Kalimat di atas saya kutip dari Mads Kjaer, salah seorang pendiri MYC4. Sebagian dari Anda yang belum familiar dengan nama itu mungkin bertanya-tanya, “apa itu MYC4?”. MYC4 adalah pasar on-line yang menghubungkan beragam orang dari seluruh dunia dengan entrepreneur di Afrika yang kekurangan modal untuk mengembangkan bisnis. Dengan mengandalkan internet sebagai infrastrukturnya, MYC4 mencoba menangkap potensi bisnis yang menjanjikan di Afrika untuk dimanfaatkan oleh para pemodal. Melalui MYC4, pemodal dapat memilih beragam entrepreneurs, melakukan investasi secara on-line, dan mendapatkan profit dari investasi tersebut.
Ide bisnis yang dimiliki oleh MYC4 ini dilatarbelakangi oleh adanya suatu kenyataan bahwa jumlah orang di seluruh dunia yang hidup dalam penderitaan semakin bertambah dari hari ke hari. MYC4 bermaksud untuk memberikan kesempatan yang sama bagi banyak orang, terutama di Afrika, untuk mengangkat dirinya sendiri keluar dari penderitaan. Oleh karena itu, MYC4 lebih memilih memaksimalkan peran internet guna menghilangkan berbagai hambatan untuk berbisnis, daripada hanya menjalankan program yang berbentuk donasi atau redistribusi kekayaan lainnya.

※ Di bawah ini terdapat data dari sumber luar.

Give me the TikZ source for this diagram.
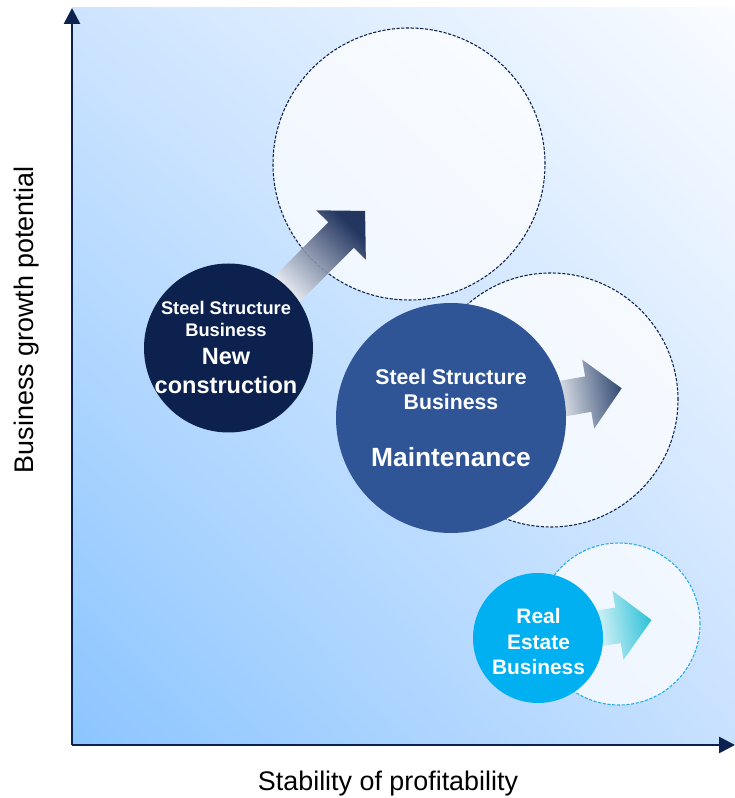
\documentclass[tikz,border=0pt]{standalone}
\usepackage{fontspec}
\setmainfont{Liberation Sans}
\usepackage{tikz}
\usetikzlibrary{arrows.meta,shadings}
\definecolor{navy}{RGB}{13,33,79}
\definecolor{steelblue}{RGB}{47,85,151}
\definecolor{estatecyan}{RGB}{0,176,240}
\definecolor{maintdark}{RGB}{31,56,100}
\definecolor{estatedark}{RGB}{24,188,212}
\definecolor{dashcyan}{RGB}{40,170,230}
\definecolor{bgdeep}{RGB}{139,197,255}
\definecolor{bgpale}{RGB}{250,252,255}
\definecolor{bgleft}{RGB}{205,228,255}
\definecolor{bgright}{RGB}{200,225,255}
\tikzset{>=Triangle}
\tikzset{%
    target/.style={circle, draw=#1, fill=white, fill opacity=0.75, inner sep=0pt,
        line width=0.6pt, dash pattern=on 1.8pt off 0.9pt},
    disc/.style={circle, fill=#1, draw=none, inner sep=0pt},
    txt/.style={text=white, anchor=base, font=\bfseries\fontsize{#1}{#1}\selectfont},
    axislabel/.style={anchor=base, font=\fontsize{15.3}{15.3}\selectfont}
}
% fat arrow along the x axis, from radius #1 out to the tip at #2
\newcommand{\fatarrow}[2]{(#1,-0.36) -- ({#2-0.68},-0.36) -- ({#2-0.68},-0.7) -- (#2,0)
    -- ({#2-0.68},0.7) -- ({#2-0.68},0.36) -- (#1,0.36) -- cycle}

\begin{document}
\begin{tikzpicture}
\useasboundingbox (0,0) rectangle (14.7,15.96);
% field behind the chart
\shade[lower left=bgdeep, upper right=bgpale, upper left=bgleft, lower right=bgright]
    (1.44,1.06) rectangle (14.7,15.8);
% where each business heads
\node[target=navy, minimum size=5.44cm] (newconT) at (8.18,12.68) {};
\node[target=navy, minimum size=5.08cm] (maintT) at (11.02,7.96) {};
\node[target=dashcyan, minimum size=3.24cm] (estateT) at (12.38,3.48) {};
% the businesses
\coordinate (newconP) at (4.57,9.0);
\coordinate (maintP) at (9.02,7.6);
\coordinate (estateP) at (10.76,3.2);
% growth arrows
\begin{scope}[shift={(newconP)}, rotate=45.1]
\shade[left color=white, right color=navy, shading angle=135.1, opacity=0.9] \fatarrow{1.4}{3.87};
\end{scope}
\begin{scope}[shift={(maintP)}, rotate=9.87]
\shade[left color=white, right color=maintdark, shading angle=99.87, opacity=0.9] \fatarrow{2.0}{3.465};
\end{scope}
\begin{scope}[shift={(estateP)}, rotate=9]
\shade[left color=white, right color=estatedark, shading angle=99, opacity=0.9] \fatarrow{1.0}{2.30};
\end{scope}
\node[disc=navy, minimum size=3.38cm] (newcon) at (newconP) {};
\node[disc=steelblue, minimum size=4.6cm] (maint) at (maintP) {};
\node[disc=estatecyan, minimum size=2.6cm] (estate) at (estateP) {};
% circle texts
\node[txt=10.4] (newconA) at (4.52,9.66) {Steel Structure};
\node[txt=10.4] (newconB) at (4.52,9.226) {Business};
\node[txt=13.4] (newconC) at (4.52,8.66) {New};
\node[txt=13.4] (newconD) at (4.52,8.094) {construction};
\node[txt=12.1] (maintA) at (9.02,8.26) {Steel Structure};
\node[txt=12.1] (maintB) at (9.02,7.774) {Business};
\node[txt=15] (maintC) at (9.02,6.626) {Maintenance};
\node[txt=11.9] (estateA) at (10.77,3.494) {Real};
\node[txt=11.9] (estateB) at (10.77,2.974) {Estate};
\node[txt=11.9] (estateC) at (10.77,2.46) {Business};
% axes
\coordinate (O) at (1.44,1.06);
\coordinate (ytop) at (1.44,15.8);
\coordinate (xend) at (14.7,1.06);
\draw[navy, line width=1.5pt, -{Triangle[length=9pt,width=9pt]}] (O) -- (ytop);
\draw[navy, line width=1.5pt, -{Triangle[length=9pt,width=9pt]}] (O) -- (xend);
\node[axislabel, rotate=90] (ylab) at (0.66,9.56) {Business growth potential};
\node[axislabel] (xlab) at (7.76,0.14) {Stability of profitability};
\end{tikzpicture}
\end{document}
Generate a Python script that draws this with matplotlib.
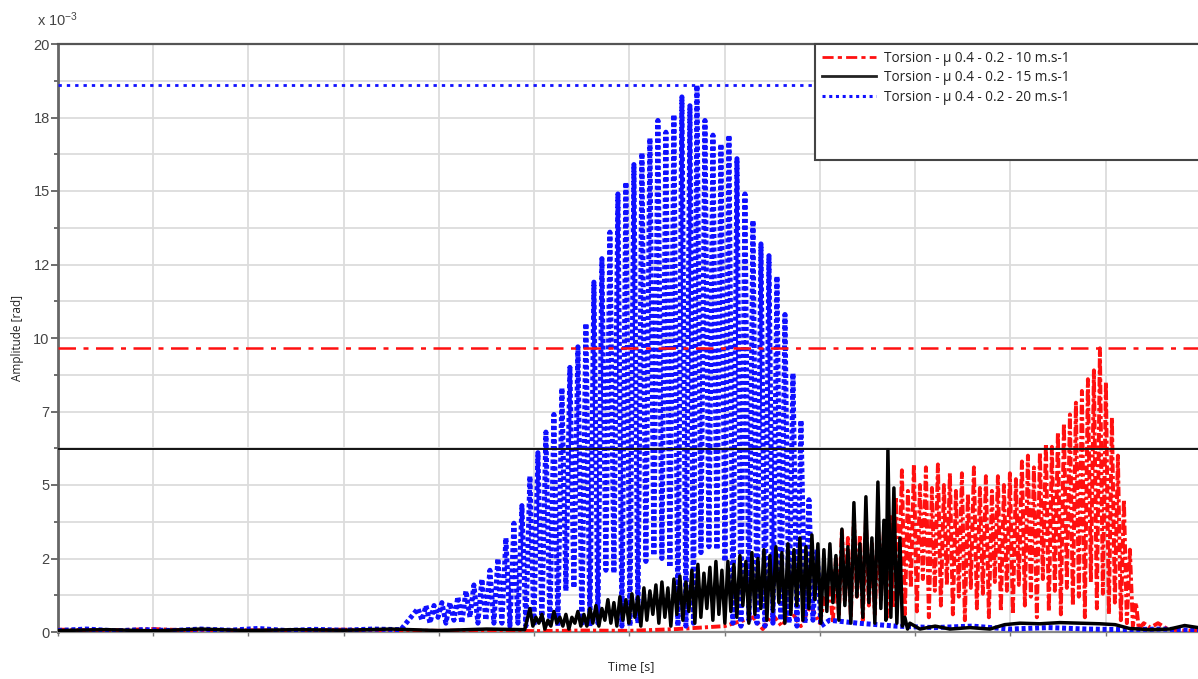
import numpy as np
import matplotlib
matplotlib.use("Agg")
import matplotlib.pyplot as plt
from matplotlib.patches import Rectangle
from matplotlib.lines import Line2D

# ---------------- data (amplitude in 1e-3 rad, time in grid units) ----------------
series_labels = ["Torsion - µ 0.4 - 0.2 - 10 m.s-1",
                 "Torsion - µ 0.4 - 0.2 - 15 m.s-1",
                 "Torsion - µ 0.4 - 0.2 - 20 m.s-1"]

y_ticks = [0, 2.5, 5, 7.5, 10, 12.5, 15, 17.5, 20]
y_tick_labels = ["0", "2", "5", "7", "10", "12", "15", "18", "20"]

max_red = 9.65
max_black = 6.22
max_blue = 18.6

# ---- 20 m/s (blue) ----
blue_pre_t = [0.0, 0.3, 0.6, 0.9, 1.2, 1.5, 1.8, 2.1, 2.4, 2.7, 3.0, 3.3, 3.6]
blue_pre_v = [0.05, 0.1, 0.04, 0.08, 0.05, 0.1, 0.06, 0.12, 0.05, 0.09, 0.06, 0.1, 0.08]
blue_peak_t = [3.780, 3.864, 3.948, 4.031, 4.115, 4.199, 4.283, 4.367, 4.451, 4.535,
               4.619, 4.703, 4.787, 4.871, 4.955, 5.039, 5.123, 5.207, 5.291, 5.375,
               5.459, 5.543, 5.627, 5.711, 5.795, 5.879, 5.963, 6.047, 6.131, 6.215,
               6.299, 6.383, 6.467, 6.551, 6.635, 6.709, 6.793, 6.877, 6.961, 7.045,
               7.129, 7.213, 7.297, 7.381, 7.465, 7.549, 7.633, 7.717, 7.801, 7.885,
               7.969]
blue_peak_v = [0.8, 0.9, 0.9, 1.0, 1.0, 1.2, 1.4, 1.6, 1.8, 2.1,
               2.5, 3.2, 3.7, 4.3, 5.3, 6.1, 6.8, 7.4, 8.3, 9.0,
               9.7, 10.5, 11.9, 12.7, 13.6, 14.9, 15.3, 15.9, 16.3, 16.8,
               17.4, 17.0, 17.6, 18.2, 17.9, 18.6, 17.4, 16.9, 16.6, 16.9,
               16.1, 14.9, 14.0, 13.2, 12.8, 12.1, 10.8, 8.8, 7.2, 4.5,
               2.8]
blue_trough_t = [3.822, 3.906, 3.990, 4.073, 4.157, 4.241, 4.325, 4.409, 4.493, 4.577,
                 4.661, 4.745, 4.829, 4.913, 4.997, 5.081, 5.165, 5.249, 5.333, 5.417,
                 5.501, 5.585, 5.669, 5.753, 5.837, 5.921, 6.005, 6.089, 6.173, 6.257,
                 6.341, 6.425, 6.509, 6.593, 6.672, 6.751, 6.835, 6.919, 7.003, 7.087,
                 7.171, 7.255, 7.339, 7.423, 7.507, 7.591, 7.675, 7.759, 7.843, 7.927,
                 8.011]
blue_trough_v = [0.4, 0.3, 0.5, 0.3, 0.4, 0.3, 0.5, 0.3, 0.4, 0.3,
                 0.3, 0.2, 0.3, 0.2, 0.2, 0.3, 0.2, 0.2, 1.4, 1.5,
                 0.2, 0.2, 0.3, 2.1, 2.0, 0.2, 0.2, 0.3, 2.4, 2.6,
                 2.5, 2.2, 0.2, 0.2, 0.3, 2.7, 2.9, 2.8, 2.4, 0.3,
                 0.2, 0.4, 0.3, 0.2, 0.3, 0.4, 0.3, 0.2, 0.3, 0.4,
                 0.2]
blue_post_t = [8.1, 8.4, 8.8, 9.2, 9.6, 10.0, 10.4, 10.8, 11.2, 11.6, 11.97]
blue_post_v = [0.4, 0.3, 0.2, 0.15, 0.2, 0.1, 0.15, 0.1, 0.08, 0.1, 0.05]

# ---- 15 m/s (black) ----
black_pre_t = [0.0, 0.5, 1.0, 1.5, 2.0, 2.5, 3.0, 3.5, 4.0, 4.5, 4.9]
black_pre_v = [0.05, 0.08, 0.04, 0.1, 0.05, 0.08, 0.06, 0.1, 0.05, 0.1, 0.08]
black_peak_t = [4.955, 5.018, 5.081, 5.144, 5.207, 5.270, 5.333, 5.396, 5.459, 5.522,
                5.585, 5.648, 5.711, 5.774, 5.837, 5.900, 5.963, 6.026, 6.089, 6.152,
                6.215, 6.278, 6.341, 6.404, 6.467, 6.530, 6.593, 6.656, 6.719, 6.782,
                6.845, 6.908, 6.971, 7.034, 7.097, 7.160, 7.223, 7.286, 7.349, 7.412,
                7.475, 7.538, 7.601, 7.664, 7.727, 7.790, 7.853, 7.916, 7.979, 8.042,
                8.105, 8.168, 8.231, 8.294, 8.357, 8.420, 8.483, 8.546, 8.609, 8.672,
                8.714, 8.777, 8.840, 8.892]
black_peak_v = [0.8, 0.5, 0.6, 0.4, 0.7, 0.5, 0.6, 0.5, 0.7, 0.6,
                0.8, 0.9, 0.8, 1.1, 1.0, 1.2, 1.1, 1.3, 1.2, 1.5,
                1.4, 1.6, 1.7, 1.5, 1.8, 1.9, 1.7, 2.1, 2.3, 2.0,
                2.2, 2.4, 2.1, 2.4, 2.3, 2.6, 2.4, 2.7, 2.5, 2.8,
                2.6, 2.9, 2.7, 3.0, 2.8, 3.2, 2.9, 3.3, 3.0, 2.8,
                3.0, 2.6, 3.5, 2.9, 4.4, 3.0, 4.6, 3.2, 5.1, 3.8,
                6.2, 4.9, 3.2, 0.5]
black_trough_t = [4.986, 5.049, 5.112, 5.175, 5.238, 5.301, 5.364, 5.427, 5.490, 5.553,
                  5.616, 5.679, 5.742, 5.805, 5.868, 5.931, 5.994, 6.057, 6.120, 6.183,
                  6.246, 6.309, 6.372, 6.435, 6.498, 6.561, 6.624, 6.687, 6.750, 6.813,
                  6.876, 6.939, 7.002, 7.065, 7.128, 7.191, 7.254, 7.317, 7.380, 7.443,
                  7.506, 7.569, 7.632, 7.695, 7.758, 7.821, 7.884, 7.947, 8.010, 8.073,
                  8.136, 8.199, 8.262, 8.325, 8.388, 8.451, 8.514, 8.577, 8.640, 8.693,
                  8.745, 8.808, 8.866, 8.920]
black_trough_v = [0.2, 0.3, 0.1, 0.2, 0.3, 0.2, 0.1, 0.3, 0.2, 0.2,
                  0.3, 0.2, 0.4, 0.3, 0.2, 0.4, 0.3, 0.5, 0.2, 0.4,
                  0.6, 0.3, 0.5, 0.2, 0.6, 0.4, 0.7, 0.3, 0.5, 0.8,
                  0.4, 0.6, 0.3, 0.7, 0.5, 0.9, 0.3, 0.6, 0.8, 0.4,
                  0.7, 1.0, 0.3, 0.6, 0.9, 0.4, 0.8, 1.1, 0.3, 0.7,
                  1.0, 0.4, 0.9, 0.3, 1.2, 0.5, 1.0, 0.3, 0.8, 0.4,
                  0.5, 0.3, 0.2, 0.1]
black_post_t = [8.945, 9.05, 9.21, 9.365, 9.575, 9.785, 9.94, 10.1, 10.31, 10.52,
                10.73, 10.94, 11.1, 11.25, 11.46, 11.67, 11.83, 11.97]
black_post_v = [0.3, 0.1, 0.2, 0.1, 0.15, 0.1, 0.25, 0.3, 0.28, 0.32,
                0.3, 0.28, 0.25, 0.12, 0.08, 0.1, 0.22, 0.15]

# ---- 10 m/s (red) ----
red_pre_t = [0.0, 0.5, 1.0, 1.5, 2.0, 2.5, 3.0, 3.5, 4.0, 4.5, 5.0, 5.5, 6.0, 6.5,
             7.0, 7.3, 7.4, 7.5, 7.6, 7.7, 7.8, 7.9, 8.0, 8.05]
red_pre_v = [0.08, 0.05, 0.1, 0.04, 0.06, 0.05, 0.08, 0.05, 0.04, 0.06, 0.03, 0.05, 0.04, 0.1,
             0.2, 0.5, 0.1, 0.6, 0.2, 0.7, 0.2, 0.9, 0.3, 1.2]
red_peak_t = [8.105, 8.168, 8.231, 8.294, 8.357, 8.420, 8.483, 8.546, 8.609, 8.672,
              8.735, 8.798, 8.861, 8.924, 8.987, 9.050, 9.113, 9.176, 9.239, 9.302,
              9.365, 9.428, 9.491, 9.554, 9.617, 9.680, 9.743, 9.806, 9.869, 9.932,
              9.995, 10.058, 10.121, 10.184, 10.247, 10.310, 10.373, 10.436, 10.499, 10.562,
              10.625, 10.688, 10.751, 10.814, 10.877, 10.940, 11.003, 11.066, 11.129, 11.192,
              11.255, 11.318]
red_peak_v = [1.5, 2.5, 3.5, 3.2, 3.9, 3.3, 3.8, 3.0, 3.6, 3.4,
              4.0, 4.6, 5.5, 4.8, 5.7, 5.0, 5.6, 4.9, 5.7, 5.0,
              5.4, 4.8, 5.4, 4.7, 5.6, 4.9, 5.3, 4.8, 5.3, 5.0,
              5.4, 5.2, 5.8, 6.0, 5.6, 6.1, 6.4, 6.3, 6.8, 7.1,
              7.4, 7.8, 8.2, 8.6, 8.9, 9.65, 8.5, 7.3, 6.0, 4.5,
              2.8, 1.0]
red_trough_t = [8.136, 8.199, 8.262, 8.325, 8.388, 8.451, 8.514, 8.577, 8.640, 8.703,
                8.766, 8.829, 8.892, 8.955, 9.018, 9.081, 9.144, 9.207, 9.270, 9.333,
                9.396, 9.459, 9.522, 9.585, 9.648, 9.711, 9.774, 9.837, 9.900, 9.963,
                10.026, 10.089, 10.152, 10.215, 10.278, 10.341, 10.404, 10.467, 10.530, 10.593,
                10.656, 10.719, 10.782, 10.845, 10.908, 10.971, 11.034, 11.097, 11.160, 11.223,
                11.286, 11.349]
red_trough_v = [0.3, 0.6, 1.0, 0.5, 1.2, 0.4, 0.9, 0.6, 1.1, 0.5,
                0.8, 1.3, 0.6, 1.5, 0.7, 1.8, 0.5, 1.4, 0.9, 1.6,
                0.6, 1.2, 0.4, 1.5, 0.8, 1.3, 0.5, 1.7, 0.7, 1.4,
                0.6, 1.6, 0.9, 1.2, 0.5, 1.8, 0.7, 1.4, 0.6, 1.5,
                0.9, 1.2, 0.5, 1.7, 0.8, 1.3, 0.6, 1.0, 0.4, 0.3,
                0.2, 0.1]
red_post_t = [11.40, 11.47, 11.55, 11.65, 11.8, 11.97]
red_post_v = [0.3, 0.15, 0.3, 0.1, 0.05, 0.05]


def build(pre_t, pre_v, pk_t, pk_v, tr_t, tr_v, post_t, post_v):
    t = np.array(pre_t + pk_t + tr_t + post_t)
    v = np.array(pre_v + pk_v + tr_v + post_v)
    order = np.argsort(t, kind="stable")
    return t[order], v[order]


red_t, red_v = build(red_pre_t, red_pre_v, red_peak_t, red_peak_v,
                     red_trough_t, red_trough_v, red_post_t, red_post_v)
black_t, black_v = build(black_pre_t, black_pre_v, black_peak_t, black_peak_v,
                         black_trough_t, black_trough_v, black_post_t, black_post_v)
blue_t, blue_v = build(blue_pre_t, blue_pre_v, blue_peak_t, blue_peak_v,
                       blue_trough_t, blue_trough_v, blue_post_t, blue_post_v)

# ---------------- figure ----------------
plt.rcParams['mathtext.default'] = 'regular'
W, H = 1198, 679
fig = plt.figure(figsize=(W / 100, H / 100), dpi=100)
ax = fig.add_axes([58 / W, 1 - 632 / H, 1 - 58 / W, (632 - 44) / H])
ax.set_xlim(0, 11.97)
ax.set_ylim(0, 20)

RED = '#ff1010'
BLUE = '#1010ff'
BLACK = '#000000'

ax.plot(red_t, red_v, color=RED, ls=(0, (2.4, 0.8, 0.8, 0.8)), lw=2.8, zorder=3)
ax.plot(blue_t, blue_v, color=BLUE, ls=(0, (0.8, 0.55)), lw=3.6, zorder=3)
ax.plot(black_t, black_v, color=BLACK, ls='-', lw=2.5, zorder=3)

ax.axhline(max_blue, color=BLUE, ls=(0, (1.2, 1.8)), lw=2.0, zorder=3)
ax.axhline(max_red, color=RED, ls=(0, (7, 3, 2, 3)), lw=1.8, zorder=3)
ax.axhline(max_black, color='#111111', ls='-', lw=1.4, zorder=3)

# ticks / grid
ax.set_yticks(y_ticks, labels=y_tick_labels)
ax.set_yticks(np.arange(0, 20.01, 1.25), minor=True)
ax.set_xticks(np.arange(0, 12, 1))
ax.set_xticklabels([])
ax.grid(True, which='both', color='#dcdcdc', lw=1.3, zorder=0)
ax.set_axisbelow(True)
ax.tick_params(axis='y', which='major', length=5, width=1.2, color='#555555',
               labelsize=10.5, labelcolor='#444444', pad=1)
ax.tick_params(axis='y', which='minor', length=3, width=1.2, color='#555555')
ax.tick_params(axis='x', which='major', length=3, width=1.0, color='#777777')
for lab in ax.get_yticklabels():
    lab.set_fontfamily('Liberation Sans')

ax.spines['right'].set_visible(False)
ax.spines['left'].set_color('#666666')
ax.spines['left'].set_linewidth(2.0)
ax.spines['top'].set_color('#555555')
ax.spines['top'].set_linewidth(1.6)
ax.spines['bottom'].set_color('#888888')
ax.spines['bottom'].set_linewidth(1.6)

# labels
fig.text(37 / W, 1 - 20 / H, r'x 10$^{-3}$', fontsize=10.5, color='#444444',
         family='Liberation Sans', ha='left', va='center')
fig.text(18 / W, 1 - 338 / H, 'Amplitude [rad]', rotation=90, fontsize=8.5,
         family='Open Sans', ha='center', va='center', color='#222222')
fig.text(631 / W, 1 - 667 / H, 'Time [s]', fontsize=9, family='Open Sans',
         ha='center', va='center', color='#222222')

# legend box
x0 = (815 - 58) / (W - 58)
y0 = (632 - 160) / (632 - 44)
box = Rectangle((x0, y0), 1.01 - x0, 1.0 - y0, transform=ax.transAxes,
                facecolor='white', edgecolor='#444444', lw=1.5, zorder=6, clip_on=False)
ax.add_patch(box)
handles = [Line2D([], [], color=RED, ls=(0, (4, 1.5, 1.5, 1.5)), lw=2.0),
           Line2D([], [], color='#222222', ls='-', lw=2.0),
           Line2D([], [], color=BLUE, ls=(0, (1, 1.2)), lw=2.2)]
leg = ax.legend(handles, series_labels, loc='upper left', bbox_to_anchor=(x0, 1.0),
                frameon=False, prop={'family': 'Open Sans', 'size': 9.8},
                handlelength=4.0, handletextpad=0.6, labelspacing=0.32,
                borderaxespad=0.0, borderpad=0.5)
leg.set_zorder(10)
for txt in leg.get_texts():
    txt.set_color('#222222')

fig.savefig('out.png', dpi=100)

Banyak perusahaan, baik lokal maupun asing, kini tidak lagi semata-mata memikirkan pencapaian profit saja, tetapi juga sudah mulai memikirkan masalah peningkatan kesejahteraan hidup masyarakat dan pelestarian lingkungan sekitar. Kita tentu pernah mendengar istilah “organisasi nirlaba” dan “korporasi”. Terdapat perbedaan yang mendasar di antara keduanya. Organisasi nirlaba memiliki fokus pada upaya memberikan manfaat sosial yang tinggi, sementara korporasi berfokus pada upaya pencapaian profit yang tinggi. Namun kecenderungan yang terjadi sekarang adalah semakin banyak perusahaan yang ingin berfokus pada upaya pencapaian profit yang tinggi sekaligus memberikan manfaat sosial yang tinggi pula. Pertanyaannya adalah: Bagaimana mencapai hal tersebut?
Menurut Alex Ostwalder, PhD., untuk mencapai hal tersebut, perusahaan harus memiliki model bisnis yang dapat membawa mereka mencapai sesuatu yang lebih besar daripada hanya sekedar profit saja. Alex lebih lanjut memaparkan bahwa model bisnis seharusnya memberikan gambaran rasional mengenai bagaimana organisasi menciptakan dan memberikan value. Untuk menciptakan model bisnis semacam itu, perusahaan perlu memperhatikan The 9 Building Blocks of A Business Model. Building blocks yang dimaksud antara lain customer segment, value propositions, channels, customer relationships, revenue streams, key resources, key activities, key partners, dan cost structure.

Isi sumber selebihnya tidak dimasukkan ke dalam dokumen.